# Like she was shot from a cannon...



## rip18 (Nov 3, 2012)

This chocolate looks like she's either being shot from a cannon or blasting off like a rocket!

Nikon D3, Nikkor 400 mm w/2x teleconverter, f/5.6, 1/1000th second, ISO 450, tripod, existing light, slight crop.


----------



## oops1 (Nov 3, 2012)

I'm not a photog or whatever but that is a truly awesome shot.
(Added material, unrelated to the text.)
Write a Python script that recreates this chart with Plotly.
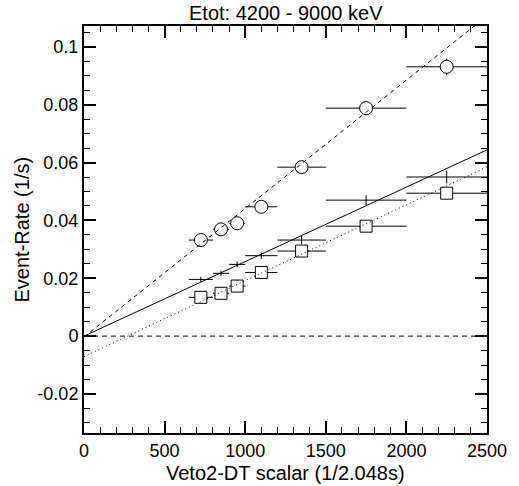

Nice job!


----------



## Shug (Nov 3, 2012)

Great shot Rip, love them chocolate's.


----------



## georgia_home (Nov 3, 2012)

cool pic!


----------



## Hoss (Nov 5, 2012)

She's stretched out for sure.  Fine action shot.

Hoss


----------



## pdsniper (Nov 6, 2012)

out standing shot, what 400mm lens the 2.8 ?


----------



## rip18 (Nov 6, 2012)

Thanks, y'all.



pdsniper said:


> what 400mm lens the 2.8 ?



Yes, an old (pre VR) 400 mm f/2.8.  That wide-open aperture makes for more sure (but sure not fool proof!) focus tracking on those fast-moving dogs...


----------



## GAGE (Nov 6, 2012)

Great capture!


----------



## Keebs (Nov 6, 2012)

That's neat!


----------



## rip18 (Nov 6, 2012)

Thanks, y'all.


----------



## wvdawg (Nov 7, 2012)

Beautiful dog & pic!


----------



## Lparker73 (Nov 13, 2012)

cool picture


----------



## hwaldrop (Nov 17, 2012)

labs are awesome in general.. to photograph one in action is even better! great photo!!


----------